Monica Juarez in a health care class at Sayville Downtown Center, part of Suffolk County Community College

By Pat Wiedenkeller    Front Page of the LI section in the NY Times 11/16/2009

 

LIFE’S demands have so far kept college and a career out of reach for Monica Juarez. She is 19 and a single mother of two. She works two jobs — at a Waldbaum’s supermarket in Hauppauge and a Teachers Federal Credit Union in Amityville — and shares a one-room apartment in Central Islip with her boys, Alexavier, 2, and Geremiah, 3 months.

That hasn’t kept her from yearning for something better. “It’s too hard,” she said last month, standing outside a community college classroom in Sayville. “I need a bigger place for my kids. Everything is for my kids.”

What brought her to the Sayville Downtown Center, a branch of Suffolk County Community College, is not the usual quest for an associate’s degree.

Instead, Ms.
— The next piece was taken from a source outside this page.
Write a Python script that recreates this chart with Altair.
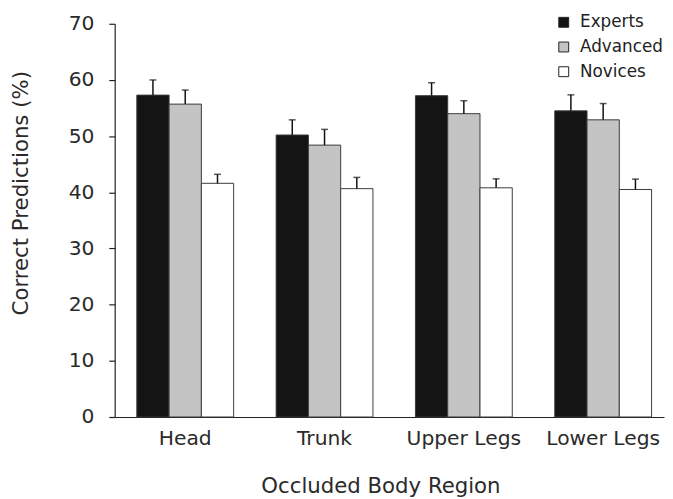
import altair as alt
import pandas as pd

regions = ["Head", "Trunk", "Upper Legs", "Lower Legs"]
groups = ["Experts", "Advanced", "Novices"]
experts = [57.3, 50.2, 57.2, 54.5]
experts_err = [2.7, 2.7, 2.3, 2.85]
advanced = [55.7, 48.4, 54.0, 52.9]
advanced_err = [2.5, 2.8, 2.3, 2.9]
novices = [41.6, 40.65, 40.8, 40.5]
novices_err = [1.6, 2.0, 1.6, 1.85]
colors = ["#141414", "#c3c4c3", "#ffffff"]

rows = []
for g, vals, errs in zip(groups, [experts, advanced, novices], [experts_err, advanced_err, novices_err]):
    for r, v, e in zip(regions, vals, errs):
        rows.append({"region": r, "group": g, "value": v, "upper": v + e})
df = pd.DataFrame(rows)

FONT = "DejaVu Sans"

base = alt.Chart(df).encode(
    x=alt.X(
        "region:N",
        sort=regions,
        scale=alt.Scale(paddingInner=0.305, paddingOuter=0.124, align=0.64),
        axis=alt.Axis(
            title="Occluded Body Region",
            labelAngle=0,
            ticks=False,
            labelPadding=12,
            titleX=269,
            titleY=70,
            titleBaseline="middle",
            titleAlign="center",
        ),
    ),
    xOffset=alt.XOffset("group:N", sort=groups, scale=alt.Scale(paddingInner=0, paddingOuter=0)),
)

bars = base.mark_bar(stroke="#3a3a3a", strokeWidth=1).encode(
    y=alt.Y(
        "value:Q",
        scale=alt.Scale(domain=[0, 70], nice=False),
        axis=alt.Axis(
            values=list(range(0, 71, 10)),
            title="Correct Predictions (%)",
            grid=False,
            tickSize=6,
            labelPadding=15,
            titleX=-94,
            titleY=171,
            titleAngle=-90,
            titleBaseline="middle",
            titleAlign="center",
        ),
    ),
    color=alt.Color(
        "group:N",
        sort=groups,
        scale=alt.Scale(domain=groups, range=colors),
        legend=alt.Legend(
            title=None,
            orient="none",
            legendX=446,
            legendY=-10,
            labelFontSize=17,
            labelFont=FONT,
            labelColor="#222",
            symbolType="square",
            symbolSize=100,
            symbolStrokeColor="#222",
            symbolStrokeWidth=1,
            labelOffset=8,
            rowPadding=7,
        ),
    ),
)

rules = base.mark_rule(color="#111", strokeWidth=1.5).encode(
    y="value:Q", y2="upper:Q"
)
caps = base.mark_tick(color="#111", thickness=1.5, size=7).encode(y="upper:Q")

chart = (
    alt.layer(bars, rules, caps)
    .properties(
        width=556,
        height=398,
        autosize=alt.AutoSizeParams(type="none"),
        padding={"left": 108, "top": 13, "right": 1, "bottom": 78},
    )
    .configure_view(stroke=None)
    .configure_axis(
        labelFont=FONT,
        titleFont=FONT,
        labelFontSize=20.5,
        titleFontSize=21.5,
        labelColor="#2a2a2a",
        titleColor="#2a2a2a",
        titleFontWeight="normal",
        domainColor="#222",
        tickColor="#222",
        domainWidth=1.2,
        tickWidth=1.2,
    )
)

chart.save("out.html", embed_options={"renderer": "svg", "actions": False})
Juarez has spent most weekday evenings since mid-September with eight other students as they hustle through the college’s Pharmacy Technician/Pharmacy Technician Assistant Program. That eight-month, noncredit course will prepare them for a national certification exam. If they pass, they can make $11 to $25 an hour as a retail or hospital pharmacy assistant.

It is one of the fastest-growing occupations in the country, according to the Department of Labor, and Ms. Juarez has decided it is her path to a solid future. “Everyone’s going to need medical care, right?” she said.